Getting out and about
Many parents of kids with psychiatric and developmental challenges find that they lose touch with friends and activities outside the home. “Fifty percent of my sessions are just parent sessions” to help navigate that reality, says Matthew Rouse, PhD, a clinical psychologist.
Taking care of your emotional and social health is just as important as practicing more routine self-care. Several experts, including Dr. Rouse, emphasized the importance of reclaiming an adult-only social life. Dr. Rouse asks questions like:
- What are you doing for yourselves?
- What are you as a couple doing to support each other?
- When’s the last time you had a date night?
- When did you last spend time with friends?
To mitigate feelings of isolation, Dr. Rouse recommends:
- Finding a support network outside the immediate family. There are online and in-person support groups for just about every diagnosis out there.
- Spending time with friends who have no connection to your child. “Support groups are great,” Rouse says “but that’s still doing something for your child.”
- Planning social activities that put you among people who care about you.
- Time for activities that are purely pleasurable — reading, running, painting.
“The way I’ve framed it with parents who are resistant to this,” Dr. Rouse says, “is to tell them, ‘It’s like you’re depositing money into a bank and building up cash reserves. To have more to give your child, you have to build up those reserves.’”
Nurturing the marriage
Throughout, parents need to pay close attention to perhaps the most vulnerable relationship of all — the one between spouses. Experts suggest that parents make it a point of maintaining their relationship with small steps they can continue, and that they make it a point of letting the marriage exist outside of roles as caregivers.
“I encourage parents to take little breaks such as when their child is in a therapy session or in school,” says Cindy Ariel, PhD, a Philadelphia-based psychologist who specializes in working with families of special-needs children. Other small steps you can take might include an in-home break or “date.” Even if you don’t have help, there are still ways of finding time to devote to your relationship so that you and your partner don’t end up feeling like you’re merely tag teaming as caregivers.

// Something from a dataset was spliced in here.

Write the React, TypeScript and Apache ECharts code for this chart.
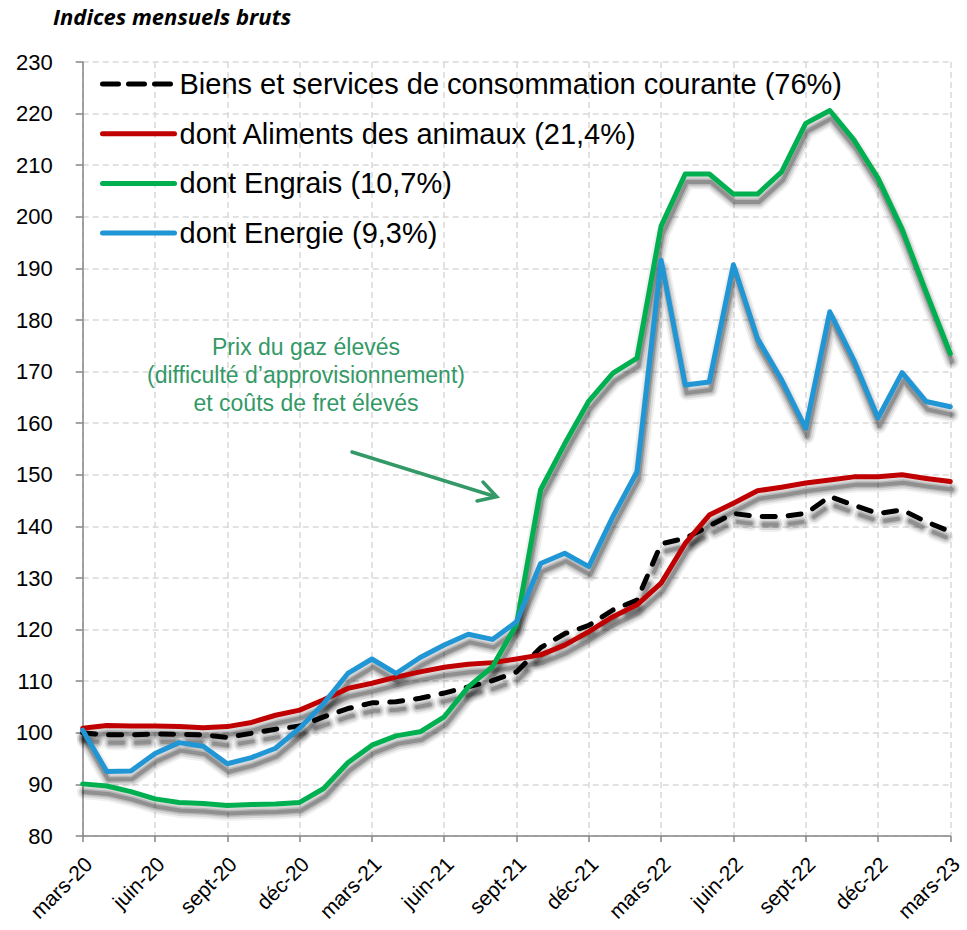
import React, { useEffect, useRef } from "react";
import * as echarts from "echarts";

const months = [
  "mars-20", "avr.-20", "mai-20", "juin-20", "juil.-20", "août-20", "sept-20", "oct.-20", "nov.-20", "déc-20",
  "janv.-21", "févr.-21", "mars-21", "avr.-21", "mai-21", "juin-21", "juil.-21", "août-21", "sept-21", "oct.-21",
  "nov.-21", "déc-21", "janv.-22", "févr.-22", "mars-22", "avr.-22", "mai-22", "juin-22", "juil.-22", "août-22",
  "sept-22", "oct.-22", "nov.-22", "déc-22", "janv.-23", "févr.-23", "mars-23",
];

const biensServices = [
  100.0, 99.6, 99.6, 99.8, 99.7, 99.6, 99.1, 99.9, 100.7, 101.3,
  103.1, 104.7, 105.8, 106.0, 106.7, 107.7, 108.9, 110.1, 111.8, 116.5,
  119.2, 120.8, 123.8, 125.7, 136.6, 137.7, 140.1, 142.5, 141.9, 141.9,
  142.5, 145.8, 144.1, 142.5, 143.2, 140.9, 139.0,
];

const aliments = [
  100.9, 101.4, 101.3, 101.3, 101.2, 101.0, 101.2, 102.0, 103.4, 104.4,
  106.4, 108.6, 109.6, 110.8, 111.8, 112.7, 113.3, 113.6, 114.3, 115.1,
  117.0, 119.6, 122.5, 124.8, 129.0, 136.7, 142.2, 144.5, 146.9, 147.6,
  148.4, 149.0, 149.6, 149.6, 150.0, 149.3, 148.7,
];

const engrais = [
  90.1, 89.7, 88.6, 87.2, 86.5, 86.3, 85.9, 86.1, 86.2, 86.5,
  89.2, 94.2, 97.6, 99.4, 100.2, 103.1, 108.9, 112.8, 121.0, 147.1,
  156.0, 164.3, 169.7, 172.6, 198.2, 208.3, 208.3, 204.4, 204.4, 208.7,
  218.1, 220.6, 214.9, 207.5, 197.6, 185.4, 173.5,
];

const energie = [
  100.5, 92.5, 92.6, 96.0, 98.1, 97.4, 94.0, 95.2, 97.0, 100.9,
  105.7, 111.5, 114.3, 111.5, 114.6, 117.0, 119.1, 118.1, 121.5, 132.8,
  134.8, 132.2, 141.9, 150.6, 191.6, 167.4, 168.0, 190.7, 176.4, 168.4,
  159.0, 181.6, 172.2, 161.0, 169.8, 164.2, 163.2,
];

const seriesNames = [
  "Biens et services de consommation courante (76%)",
  "dont Aliments des animaux (21,4%)",
  "dont Engrais (10,7%)",
  "dont Energie (9,3%)",
];

const colors = ["#000000", "#c00000", "#00b050", "#2196d5"];

const titleText = "Indices mensuels bruts";
const annotationText = "Prix du gaz élevés\n(difficulté d’approvisionnement)\net coûts de fret élevés";

const FONT = "'Liberation Sans', Arial, sans-serif";

export default function App() {
  const ref = useRef<HTMLDivElement>(null);

  useEffect(() => {
    if (!ref.current) return;
    const chart = echarts.init(ref.current, undefined, { renderer: "svg" });

    const values = [biensServices, aliments, engrais, energie];
    const DASH = [13, 13];

    const mainSeries = values.map((d, i) => ({
      name: seriesNames[i],
      type: "line",
      data: d,
      symbol: "none",
      z: 5 + i,
      xAxisIndex: 0,
      yAxisIndex: 0,
      itemStyle: { color: colors[i] },
      lineStyle: {
        color: colors[i],
        width: 5,
        type: i === 0 ? DASH : "solid",
        cap: "round",
        join: "round",
      },
    }));

    // soft drop shadow: same data drawn on an offset twin grid, in layered translucent grey
    const shadowLayers = [
      { w: 15, a: 0.06 },
      { w: 11, a: 0.1 },
      { w: 7, a: 0.15 },
      { w: 4, a: 0.21 },
    ];
    const shadowSeries: any[] = [];
    values.forEach((d, i) => {
      shadowLayers.forEach((l, k) => {
        shadowSeries.push({
          name: `_shadow_${i}_${k}`,
          type: "line",
          data: d,
          symbol: "none",
          silent: true,
          z: 1,
          xAxisIndex: 1,
          yAxisIndex: 1,
          lineStyle: {
            color: `rgba(0,0,0,${l.a})`,
            width: l.w,
            type: i === 0 ? DASH : "solid",
            cap: "round",
            join: "round",
          },
        });
      });
    });

    const green = "#339966";
    const gridLeft = 82.7;
    const gridRight = 16.7;
    const gridTop = 62;
    const gridBottom = 94;

    const option: any = {
      animation: false,
      grid: [
        {
          left: gridLeft, right: gridRight, top: gridTop, bottom: gridBottom,
          containLabel: false, outerBoundsMode: "none",
        },
        {
          left: gridLeft + 1.5, right: gridRight - 1.5, top: gridTop + 8, bottom: gridBottom - 8,
          containLabel: false, outerBoundsMode: "none",
        },
      ],
      legend: {
        orient: "vertical",
        left: 100,
        top: 69,
        padding: 0,
        itemWidth: 72,
        itemHeight: 12,
        itemGap: 19.7,
        textStyle: { fontSize: 29, color: "#000", fontFamily: FONT, lineHeight: 30 },
        itemStyle: { opacity: 0 },
        lineStyle: { width: 5, shadowBlur: 0, shadowOffsetX: 0, shadowOffsetY: 0, shadowColor: "rgba(0,0,0,0)" },
        data: seriesNames.map((n, i) =>
          i === 0
            ? { name: n, lineStyle: { type: [16, 10], cap: "round", width: 5 } }
            : { name: n }
        ),
      },
      xAxis: [
        {
          type: "category",
          data: months,
          boundaryGap: false,
          gridIndex: 0,
          axisLine: { lineStyle: { color: "#868686", width: 1.5 } },
          axisTick: { interval: 2, length: 6, lineStyle: { color: "#868686", width: 1.5 } },
          axisLabel: {
            interval: 2,
            rotate: 45,
            fontSize: 21,
            color: "#000",
            fontFamily: FONT,
            margin: 30,
            padding: [0, -8, 0, 0],
          },
          splitLine: {
            show: true,
            interval: 2,
            lineStyle: { type: [6, 4], color: "#d9d9d9", width: 1.5 },
          },
        },
        {
          type: "category",
          data: months,
          boundaryGap: false,
          gridIndex: 1,
          show: false,
        },
      ],
      yAxis: [
        {
          type: "value",
          min: 80,
          max: 230,
          interval: 10,
          gridIndex: 0,
          axisLine: { show: true, lineStyle: { color: "#868686", width: 1.5 } },
          axisTick: { show: true, length: 7, lineStyle: { color: "#868686", width: 1.5 } },
          axisLabel: { fontSize: 22, color: "#000", fontFamily: FONT, margin: 30 },
          splitLine: { show: true, lineStyle: { type: [6, 4], color: "#d9d9d9", width: 1.5 } },
        },
        {
          type: "value",
          min: 80,
          max: 230,
          interval: 10,
          gridIndex: 1,
          show: false,
        },
      ],
      graphic: [
        {
          type: "text",
          left: 53,
          top: 5,
          style: {
            text: titleText,
            font: "italic bold 22px 'Open Sans', sans-serif",
            fill: "#000",
          },
        },
        {
          type: "text",
          x: 306,
          y: 333,
          z: 10,
          style: {
            text: annotationText,
            font: `23px ${FONT}`,
            fill: green,
            align: "center",
            verticalAlign: "top",
            lineHeight: 28,
          },
        },
        {
          type: "line",
          z: 10,
          shape: { x1: 352, y1: 452, x2: 495, y2: 496.5 },
          style: { stroke: green, lineWidth: 3.5, lineCap: "round" },
        },
        {
          type: "polyline",
          z: 10,
          shape: { points: [[483, 482], [496.7, 496.7], [477, 501]] },
          style: { stroke: green, lineWidth: 3.5, fill: null, lineCap: "round", lineJoin: "miter" },
        },
      ],
      series: [...shadowSeries, ...mainSeries],
    };

    chart.setOption(option);
    return () => chart.dispose();
  }, []);

  return (
    <div
      ref={ref}
      style={{ position: "absolute", left: 0, top: 0, width: 967, height: 930 }}
    />
  );
}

Maintaining a healthy marriage and effective caregiving team is made much harder when parents disagree about treatment strategies and approaches. Andrea Weissman’s son Ethan, now 12, has learning, attention and social challenges. She and her husband often disagree on what is considered “normal” behavior.

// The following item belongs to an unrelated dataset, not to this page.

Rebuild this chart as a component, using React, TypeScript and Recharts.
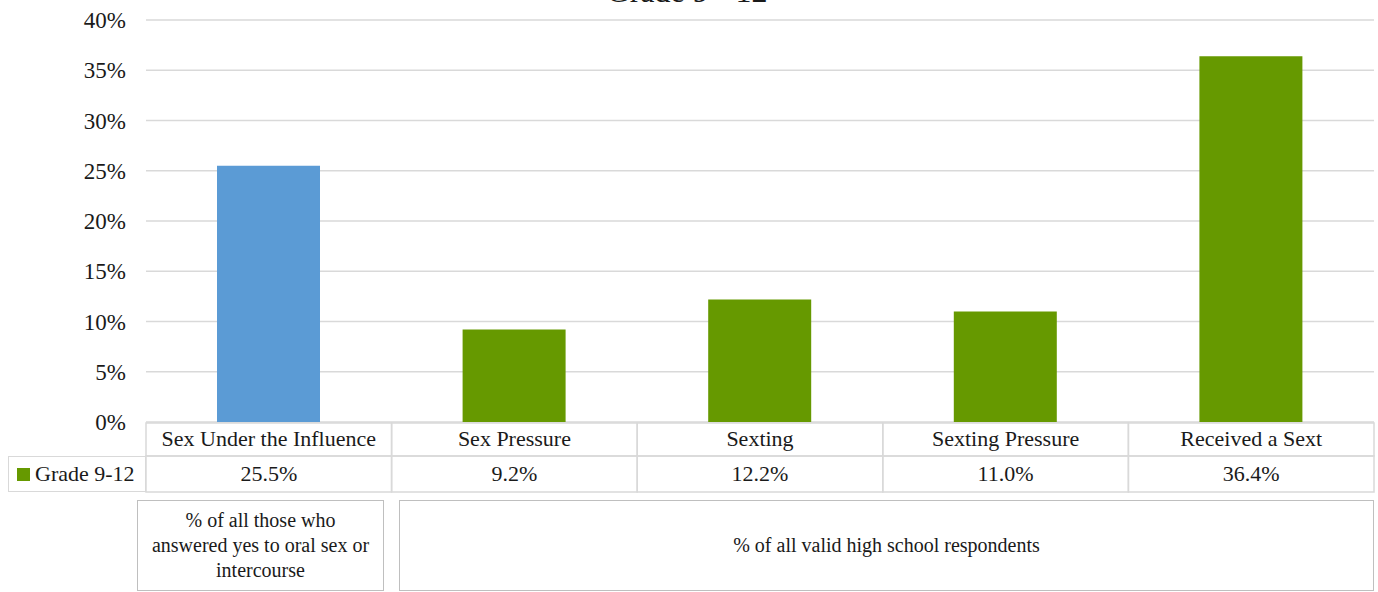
import { Bar, BarChart, CartesianGrid, Cell, Legend, XAxis, YAxis } from "recharts";

const CATEGORIES = [
  "Sex Under the Influence",
  "Sex Pressure",
  "Sexting",
  "Sexting Pressure",
  "Received a Sext",
];
const VALUES = [25.5, 9.2, 12.2, 11.0, 36.4];
const Y_TICKS = [0, 5, 10, 15, 20, 25, 30, 35, 40];
const SERIES_NAME = "Grade 9-12";
const TITLE = "Grade 9 - 12";
const NOTES = [
  "% of all those who answered yes to oral sex or intercourse",
  "% of all valid high school respondents",
];

const GREEN = "#669900";
const BLUE = "#5B9BD5";
const GRID = "#D9D9D9";
const BORDER = "#D9D9D9";
const BOX = "#BFBFBF";
const INK = "#1A1A1A";
const FONT = "Liberation Serif, DejaVu Serif, serif";

const W = 1378;
const H = 592;
const PLOT_LEFT = 146;
const PLOT_RIGHT = 1374;
const PLOT_TOP = 20;
const PLOT_BOTTOM = 422;
const COL_W = (PLOT_RIGHT - PLOT_LEFT) / CATEGORIES.length;
const ROW1_TOP = 423;
const ROW2_TOP = 456;
const ROW2_BOTTOM = 492;

const data = CATEGORIES.map((name, i) => ({ name, value: VALUES[i] }));

// cabeçalho + linha de valores da tabela de dados, desenhados por coluna
function TableTick(props: any) {
  const { x, payload, index } = props;
  const i = payload?.index ?? index;
  const left = x - COL_W / 2;
  return (
    <g>
      <rect x={left} y={ROW1_TOP} width={COL_W} height={ROW2_TOP - ROW1_TOP} fill="none" stroke={BORDER} strokeWidth={1.5} />
      <rect x={left} y={ROW2_TOP} width={COL_W} height={ROW2_BOTTOM - ROW2_TOP} fill="none" stroke={BORDER} strokeWidth={1.5} />
      <text x={x} y={ROW1_TOP + 23} textAnchor="middle" fill={INK} style={{ fontFamily: FONT, fontSize: 22 }}>
        {payload.value}
      </text>
      <text x={x} y={ROW2_TOP + 25} textAnchor="middle" fill={INK} style={{ fontFamily: FONT, fontSize: 22 }}>
        {VALUES[i].toFixed(1)}%
      </text>
    </g>
  );
}

function LegendCell() {
  return (
    <div
      style={{
        boxSizing: "border-box",
        width: PLOT_LEFT - 8,
        height: ROW2_BOTTOM - ROW2_TOP,
        border: `1.5px solid ${BORDER}`,
        display: "flex",
        alignItems: "center",
        paddingLeft: 8,
        fontSize: 22,
        color: INK,
        fontFamily: FONT,
        whiteSpace: "nowrap",
      }}
    >
      <span style={{ display: "inline-block", width: 13, height: 13, background: GREEN, marginRight: 5 }} />
      {SERIES_NAME}
    </div>
  );
}

export default function App() {
  return (
    <div style={{ position: "absolute", left: 0, top: 0, width: W, height: H, overflow: "hidden", background: "#fff", fontFamily: FONT }}>
      <div
        style={{
          position: "absolute",
          left: 0,
          width: W,
          top: -27,
          textAlign: "center",
          fontSize: 32,
          lineHeight: "36px",
          color: INK,
        }}
      >
        <span style={{ position: "relative", left: -2 }}>{TITLE}</span>
      </div>
      <BarChart
        width={W}
        height={H}
        data={data}
        style={{ fontFamily: FONT }}
        margin={{ top: PLOT_TOP, right: W - PLOT_RIGHT, left: 0, bottom: H - PLOT_BOTTOM - 70 }}
      >
        <CartesianGrid stroke={GRID} strokeWidth={1.5} vertical={false} />
        <XAxis dataKey="name" height={70} axisLine={false} tickLine={false} tick={<TableTick />} interval={0} />
        <YAxis
          width={PLOT_LEFT}
          domain={[0, 40]}
          ticks={Y_TICKS}
          tickFormatter={(v: number) => `${v}%`}
          axisLine={false}
          tickLine={false}
          tickSize={0}
          tickMargin={20}
          tick={{ fontSize: 23, fill: INK, style: { fontFamily: FONT } }}
        />
        <Legend
          layout="horizontal"
          verticalAlign="middle"
          align="center"
          wrapperStyle={{ left: 8, top: ROW2_TOP, width: PLOT_LEFT - 8, height: ROW2_BOTTOM - ROW2_TOP }}
          content={() => <LegendCell />}
        />
        <Bar dataKey="value" name={SERIES_NAME} fill={GREEN} barSize={103} isAnimationActive={false}>
          {data.map((d, i) => (
            <Cell key={d.name} fill={i === 0 ? BLUE : GREEN} />
          ))}
        </Bar>
      </BarChart>
      <div
        style={{
          position: "absolute",
          left: 137,
          top: 500,
          width: 247,
          height: 91,
          boxSizing: "border-box",
          border: `1.5px solid ${BOX}`,
          display: "flex",
          alignItems: "center",
          justifyContent: "center",
          textAlign: "center",
          fontSize: 20,
          lineHeight: "25px",
          color: INK,
          padding: "0 8px",
        }}
      >
        {NOTES[0]}
      </div>
      <div
        style={{
          position: "absolute",
          left: 399,
          top: 500,
          width: 975,
          height: 91,
          boxSizing: "border-box",
          border: `1.5px solid ${BOX}`,
          display: "flex",
          alignItems: "center",
          justifyContent: "center",
          textAlign: "center",
          fontSize: 20,
          color: INK,
        }}
      >
        {NOTES[1]}
      </div>
    </div>
  );
}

“He thinks a lot of stuff is more normative than I do and tells me I’m ‘catastrophizing,’ ” she says. “We certainly don’t parent in a consistent manner — which is not good for Ethan.” Or for her—she feels she drinks too much as a result.

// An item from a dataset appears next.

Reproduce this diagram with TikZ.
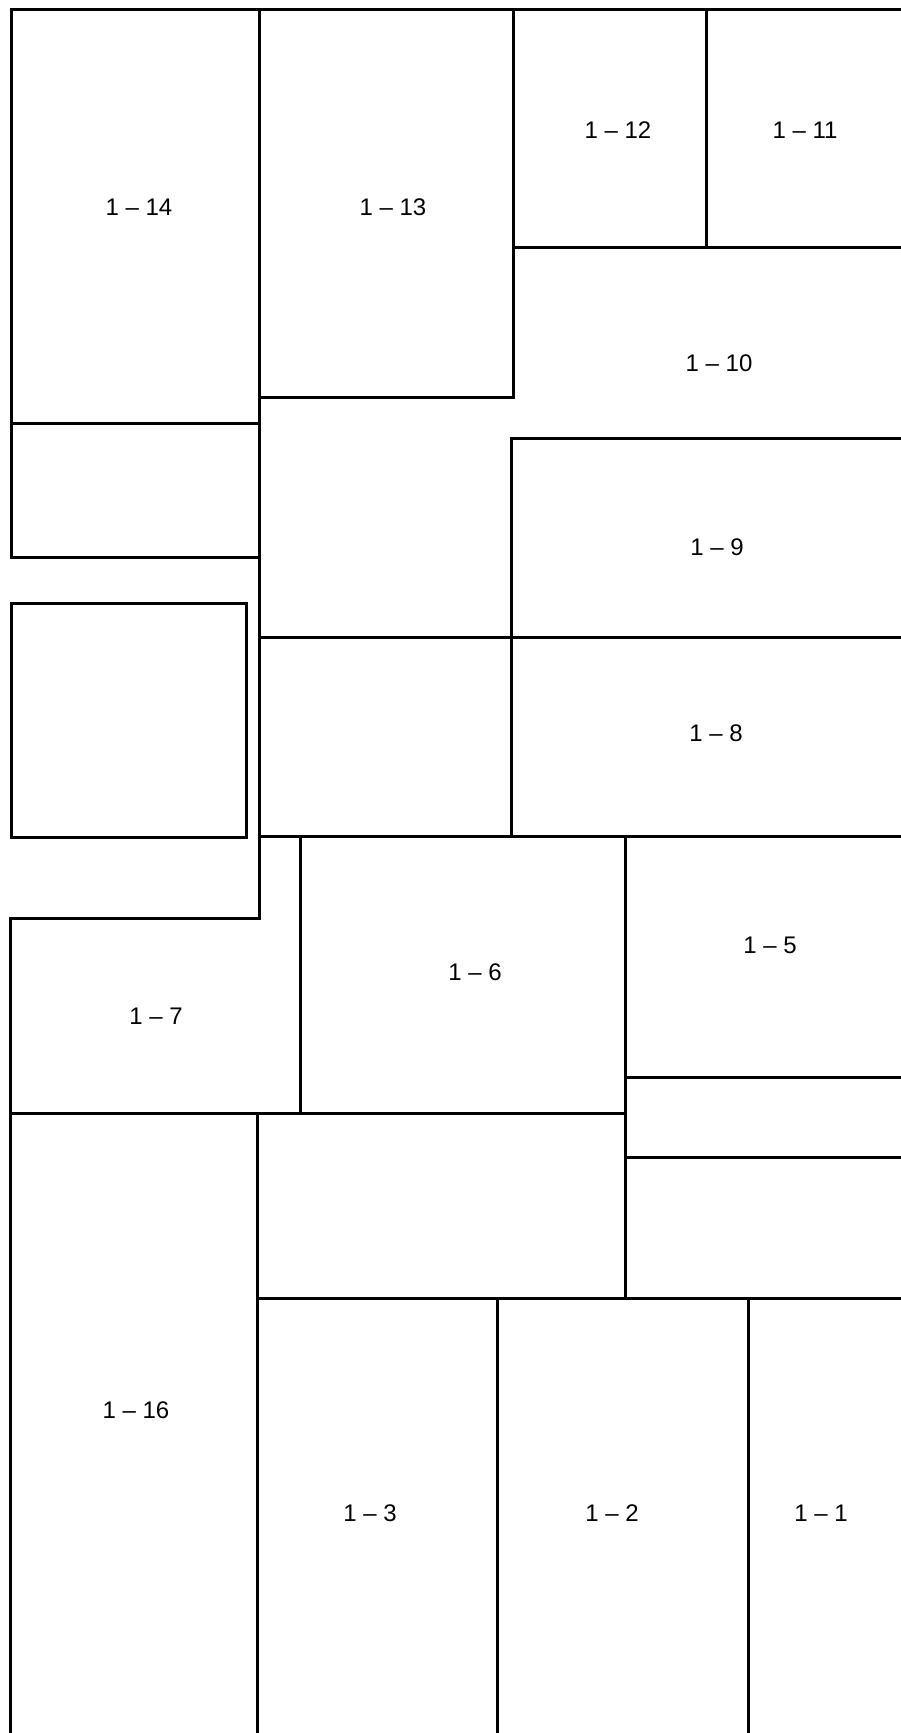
\documentclass[tikz,border=0pt]{standalone}
\usepackage{fontspec}
\setmainfont{Liberation Sans}
\begin{document}
\begin{tikzpicture}[x=0.5pt, y=-0.5pt,
        wall/.style={line width=1.5pt, line cap=rect},
        room/.style={font=\fontsize{12}{14}\selectfont, inner sep=0pt}]
            \useasboundingbox (0,0) rectangle (900,1733);

            % outer edges
            \draw[wall] (900,10) -- (11,10) -- (11,557);
            \draw[wall] (259,10) -- (259,918) -- (10,918) -- (10,1733);

            % left column
            \draw[wall] (11,423) -- (259,423);
            \draw[wall] (11,557) -- (259,557);
            \draw[wall] (11,603) rectangle (246,837);

            % upper blocks
            \draw[wall] (513,10) -- (513,397) -- (259,397);
            \draw[wall] (706,10) -- (706,248);
            \draw[wall] (513,248) -- (900,248);
            \draw[wall] (900,438) -- (511,438) -- (511,836);
            \draw[wall] (259,637) -- (900,637);
            \draw[wall] (259,836) -- (900,836);

            % middle blocks
            \draw[wall] (300,836) -- (300,1113);
            \draw[wall] (625,836) -- (625,1298);
            \draw[wall] (625,1077) -- (900,1077);
            \draw[wall] (625,1157) -- (900,1157);
            \draw[wall] (10,1113) -- (625,1113);

            % lower blocks
            \draw[wall] (257,1113) -- (257,1733);
            \draw[wall] (257,1298) -- (900,1298);
            \draw[wall] (497,1298) -- (497,1733);
            \draw[wall] (748,1298) -- (748,1733);

            % labels
            \node[room] (r14) at (139,207) {1 -- 14};
            \node[room] (r13) at (393,207) {1 -- 13};
            \node[room] (r12) at (618,130) {1 -- 12};
            \node[room] (r11) at (805,130) {1 -- 11};
            \node[room] (r10) at (719,363) {1 -- 10};
            \node[room] (r9) at (717,547) {1 -- 9};
            \node[room] (r8) at (716,733) {1 -- 8};
            \node[room] (r5) at (770,945) {1 -- 5};
            \node[room] (r6) at (475,972) {1 -- 6};
            \node[room] (r7) at (156,1016) {1 -- 7};
            \node[room] (r16) at (136,1410) {1 -- 16};
            \node[room] (r3) at (370,1513) {1 -- 3};
            \node[room] (r2) at (612,1513) {1 -- 2};
            \node[room] (r1) at (821,1513) {1 -- 1};
        \end{tikzpicture}
\end{document}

This is a common situation, according to Dr. Blumenthal. “There are information seekers and information deniers,” she says, “people who want to dismiss the diagnosis or write off their child’s symptoms as normal.” When one parent is a “seeker” and the other a “denier”— which she says is often, especially when a child is first being diagnosed — the conflict can put an enormous strain on the relationship.
“If you have differences around the child’s treatment, try to see things from the other person’s perspective,” Dr. Rouse suggests. “That will help you to reconnect.” And that’s easier if you’ve laid the groundwork with even something as simple as a “nightly check-in” that can help you and your partner stay close.
“Just making time before bed to tell each other about the highlight and lowlight of the day” is beneficial, he says. “So it’s focused more on the person’s emotional experience during these events, and less like a planning or logistics meeting. It can build intimacy and empathy just through sharing and listening.”